## BEGIN Information supplied

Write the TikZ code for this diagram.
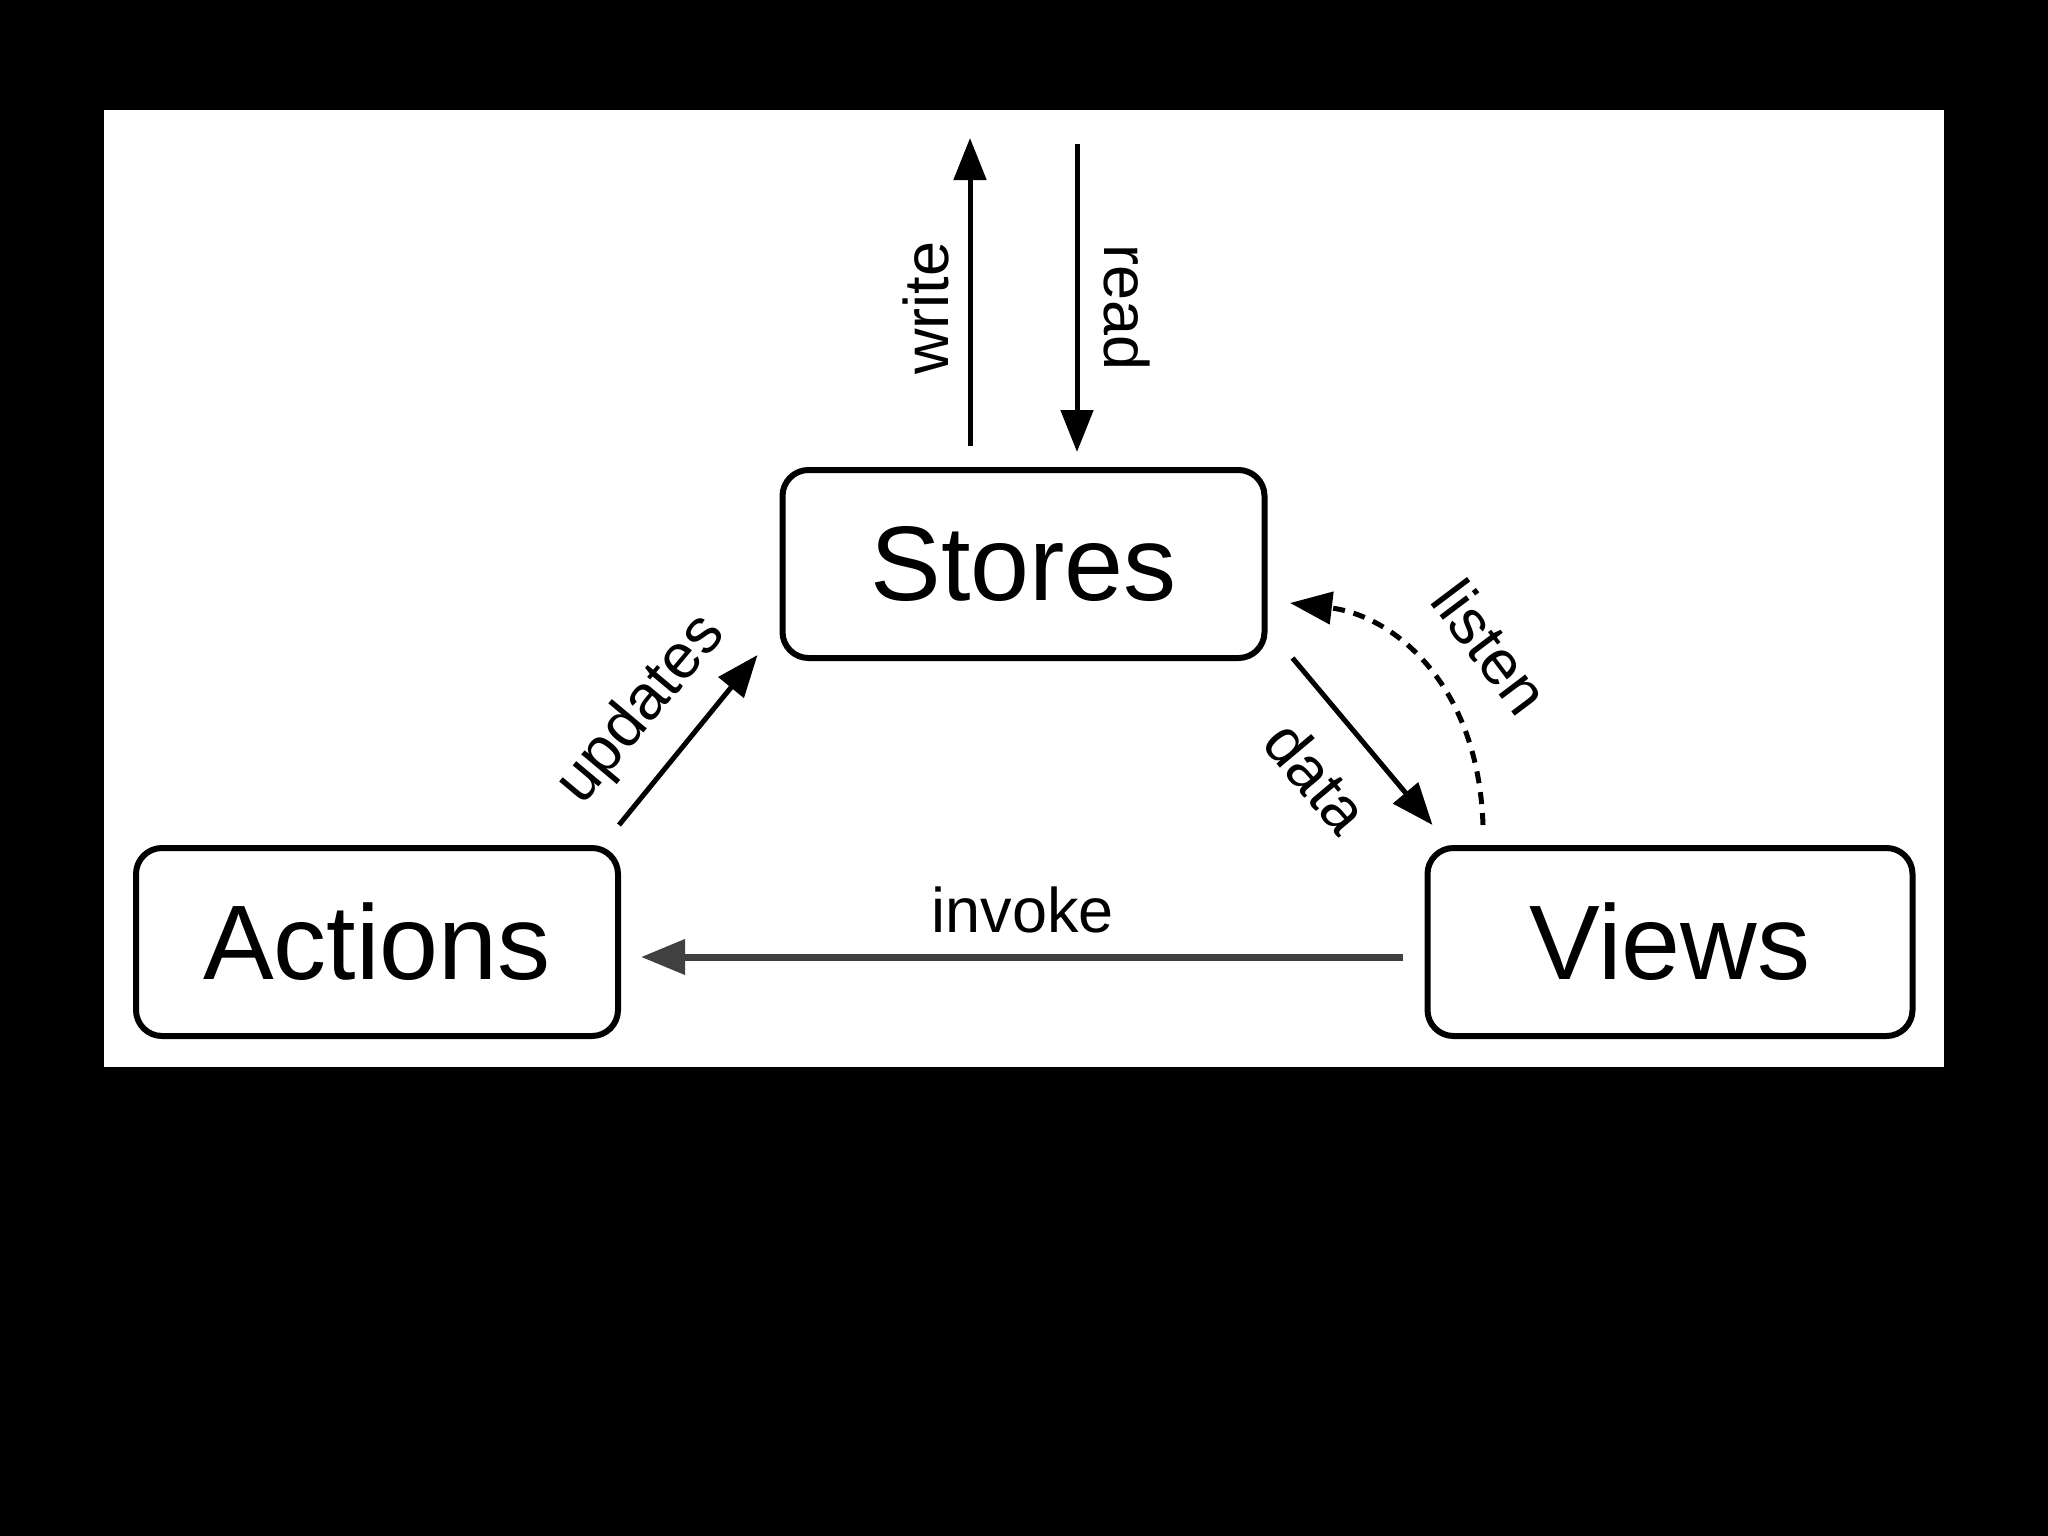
\documentclass[tikz,border=0pt]{standalone}
\usepackage{fontspec}
\setmainfont{Liberation Sans}
\usetikzlibrary{arrows.meta}
\begin{document}
\begin{tikzpicture}[x=1pt,y=-1pt,
  box/.style={draw=black, line width=6pt, rounded corners=26pt, fill=white,
    minimum width=482pt, minimum height=188pt, inner sep=0pt,
    font=\fontsize{106}{120}\selectfont},
  arr/.style={line width=5pt, -{Triangle[length=42pt,width=32pt]}},
  lbl/.style={inner sep=0pt, font=\fontsize{63}{70}\selectfont}]
\useasboundingbox (0,0) rectangle (2048,1536);
\fill[black] (0,0) rectangle (2048,1536);
\fill[white] (104,110) rectangle (1944,1067);
% boxes
\node[box] (stores) at (1023.5,564) {Stores};
\node[box] (actions) at (377,942) {Actions};
\node[box, minimum width=485pt] (views) at (1670,942) {Views};
% write / read
\coordinate (wtop) at (970,138);
\coordinate (rtop) at (1077,144);
\draw[arr] ([yshift=21pt]stores.north -| wtop) -- (wtop);
\draw[arr] (rtop) -- ([yshift=15pt]stores.north -| rtop);
\node[lbl, rotate=90] (lwrite) at (926,308) {write};
\node[lbl, rotate=-90] (lread) at (1127,308) {read};
% updates
\draw[arr] ([shift={(-2,-20)}]actions.north east) -- ([shift={(-22,-6)}]stores.south west);
\node[lbl, rotate=50] (lupd) at (642,710) {updates};
% data
\draw[arr] ([shift={(25,-3)}]stores.south east) -- ([shift={(8,-20)}]views.north west);
\node[lbl, rotate=-50] (ldata) at (1317,777) {data};
% listen
\coordinate (lstart) at (1483,825);
\coordinate (lend) at (1290,603);
\draw[arr, dash pattern=on 12pt off 9pt] (lstart) .. controls (1478,680) and (1390,615) .. (lend);
\node[lbl, rotate=-53] (llisten) at (1491,647) {listen};
% invoke
\draw[line width=7pt, black!75, -{Triangle[length=44pt,width=34pt]}]
  ([shift={(-22,15)}]views.west) -- ([shift={(20,15)}]actions.east);
\node[lbl] (linvoke) at (1023,910) {invoke};
\end{tikzpicture}
\end{document}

## END Information supplied

**Short exercise:** Copy every line of the data exactly as written, excluding the pictures.

**Answer to the problem:**
Write the TikZ code for this diagram.
\documentclass[tikz,border=0pt]{standalone}
\usepackage{fontspec}
\setmainfont{Liberation Sans}
\usetikzlibrary{arrows.meta}
\begin{document}
\begin{tikzpicture}[x=1pt,y=-1pt,
  box/.style={draw=black, line width=6pt, rounded corners=26pt, fill=white,
    minimum width=482pt, minimum height=188pt, inner sep=0pt,
    font=\fontsize{106}{120}\selectfont},
  arr/.style={line width=5pt, -{Triangle[length=42pt,width=32pt]}},
  lbl/.style={inner sep=0pt, font=\fontsize{63}{70}\selectfont}]
\useasboundingbox (0,0) rectangle (2048,1536);
\fill[black] (0,0) rectangle (2048,1536);
\fill[white] (104,110) rectangle (1944,1067);
% boxes
\node[box] (stores) at (1023.5,564) {Stores};
\node[box] (actions) at (377,942) {Actions};
\node[box, minimum width=485pt] (views) at (1670,942) {Views};
% write / read
\coordinate (wtop) at (970,138);
\coordinate (rtop) at (1077,144);
\draw[arr] ([yshift=21pt]stores.north -| wtop) -- (wtop);
\draw[arr] (rtop) -- ([yshift=15pt]stores.north -| rtop);
\node[lbl, rotate=90] (lwrite) at (926,308) {write};
\node[lbl, rotate=-90] (lread) at (1127,308) {read};
% updates
\draw[arr] ([shift={(-2,-20)}]actions.north east) -- ([shift={(-22,-6)}]stores.south west);
\node[lbl, rotate=50] (lupd) at (642,710) {updates};
% data
\draw[arr] ([shift={(25,-3)}]stores.south east) -- ([shift={(8,-20)}]views.north west);
\node[lbl, rotate=-50] (ldata) at (1317,777) {data};
% listen
\coordinate (lstart) at (1483,825);
\coordinate (lend) at (1290,603);
\draw[arr, dash pattern=on 12pt off 9pt] (lstart) .. controls (1478,680) and (1390,615) .. (lend);
\node[lbl, rotate=-53] (llisten) at (1491,647) {listen};
% invoke
\draw[line width=7pt, black!75, -{Triangle[length=44pt,width=34pt]}]
  ([shift={(-22,15)}]views.west) -- ([shift={(20,15)}]actions.east);
\node[lbl] (linvoke) at (1023,910) {invoke};
\end{tikzpicture}
\end{document}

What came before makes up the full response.